**THE REQUEST**. Write the data out again in full, with no departure from the original.

**DATA BLOCK**.

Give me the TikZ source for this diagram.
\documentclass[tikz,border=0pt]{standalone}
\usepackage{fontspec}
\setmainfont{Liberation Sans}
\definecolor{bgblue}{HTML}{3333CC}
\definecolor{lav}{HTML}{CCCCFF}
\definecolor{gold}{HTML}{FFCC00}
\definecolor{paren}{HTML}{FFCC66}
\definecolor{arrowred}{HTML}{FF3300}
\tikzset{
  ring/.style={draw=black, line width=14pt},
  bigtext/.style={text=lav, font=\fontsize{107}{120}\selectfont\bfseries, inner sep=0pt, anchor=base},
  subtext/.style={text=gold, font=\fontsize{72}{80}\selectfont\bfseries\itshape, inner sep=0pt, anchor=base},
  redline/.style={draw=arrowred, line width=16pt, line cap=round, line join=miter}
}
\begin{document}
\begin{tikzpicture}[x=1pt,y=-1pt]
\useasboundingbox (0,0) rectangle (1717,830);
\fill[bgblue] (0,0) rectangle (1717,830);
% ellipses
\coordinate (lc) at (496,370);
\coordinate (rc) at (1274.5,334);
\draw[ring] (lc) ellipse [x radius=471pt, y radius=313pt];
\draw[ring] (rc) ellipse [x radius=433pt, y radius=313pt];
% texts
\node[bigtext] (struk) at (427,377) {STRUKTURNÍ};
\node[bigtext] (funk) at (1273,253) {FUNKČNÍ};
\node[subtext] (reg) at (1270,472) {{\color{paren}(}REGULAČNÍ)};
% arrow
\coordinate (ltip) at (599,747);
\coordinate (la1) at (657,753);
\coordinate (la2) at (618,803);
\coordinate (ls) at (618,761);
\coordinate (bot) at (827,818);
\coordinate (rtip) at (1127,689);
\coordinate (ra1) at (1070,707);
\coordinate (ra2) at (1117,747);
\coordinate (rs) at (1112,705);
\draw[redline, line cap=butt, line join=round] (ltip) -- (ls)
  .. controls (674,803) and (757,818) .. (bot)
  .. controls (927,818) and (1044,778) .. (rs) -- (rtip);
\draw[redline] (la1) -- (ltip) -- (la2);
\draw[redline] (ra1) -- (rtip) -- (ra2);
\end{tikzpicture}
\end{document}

**FULL OUTPUT**.
Give me the TikZ source for this diagram.
\documentclass[tikz,border=0pt]{standalone}
\usepackage{fontspec}
\setmainfont{Liberation Sans}
\definecolor{bgblue}{HTML}{3333CC}
\definecolor{lav}{HTML}{CCCCFF}
\definecolor{gold}{HTML}{FFCC00}
\definecolor{paren}{HTML}{FFCC66}
\definecolor{arrowred}{HTML}{FF3300}
\tikzset{
  ring/.style={draw=black, line width=14pt},
  bigtext/.style={text=lav, font=\fontsize{107}{120}\selectfont\bfseries, inner sep=0pt, anchor=base},
  subtext/.style={text=gold, font=\fontsize{72}{80}\selectfont\bfseries\itshape, inner sep=0pt, anchor=base},
  redline/.style={draw=arrowred, line width=16pt, line cap=round, line join=miter}
}
\begin{document}
\begin{tikzpicture}[x=1pt,y=-1pt]
\useasboundingbox (0,0) rectangle (1717,830);
\fill[bgblue] (0,0) rectangle (1717,830);
% ellipses
\coordinate (lc) at (496,370);
\coordinate (rc) at (1274.5,334);
\draw[ring] (lc) ellipse [x radius=471pt, y radius=313pt];
\draw[ring] (rc) ellipse [x radius=433pt, y radius=313pt];
% texts
\node[bigtext] (struk) at (427,377) {STRUKTURNÍ};
\node[bigtext] (funk) at (1273,253) {FUNKČNÍ};
\node[subtext] (reg) at (1270,472) {{\color{paren}(}REGULAČNÍ)};
% arrow
\coordinate (ltip) at (599,747);
\coordinate (la1) at (657,753);
\coordinate (la2) at (618,803);
\coordinate (ls) at (618,761);
\coordinate (bot) at (827,818);
\coordinate (rtip) at (1127,689);
\coordinate (ra1) at (1070,707);
\coordinate (ra2) at (1117,747);
\coordinate (rs) at (1112,705);
\draw[redline, line cap=butt, line join=round] (ltip) -- (ls)
  .. controls (674,803) and (757,818) .. (bot)
  .. controls (927,818) and (1044,778) .. (rs) -- (rtip);
\draw[redline] (la1) -- (ltip) -- (la2);
\draw[redline] (ra1) -- (rtip) -- (ra2);
\end{tikzpicture}
\end{document}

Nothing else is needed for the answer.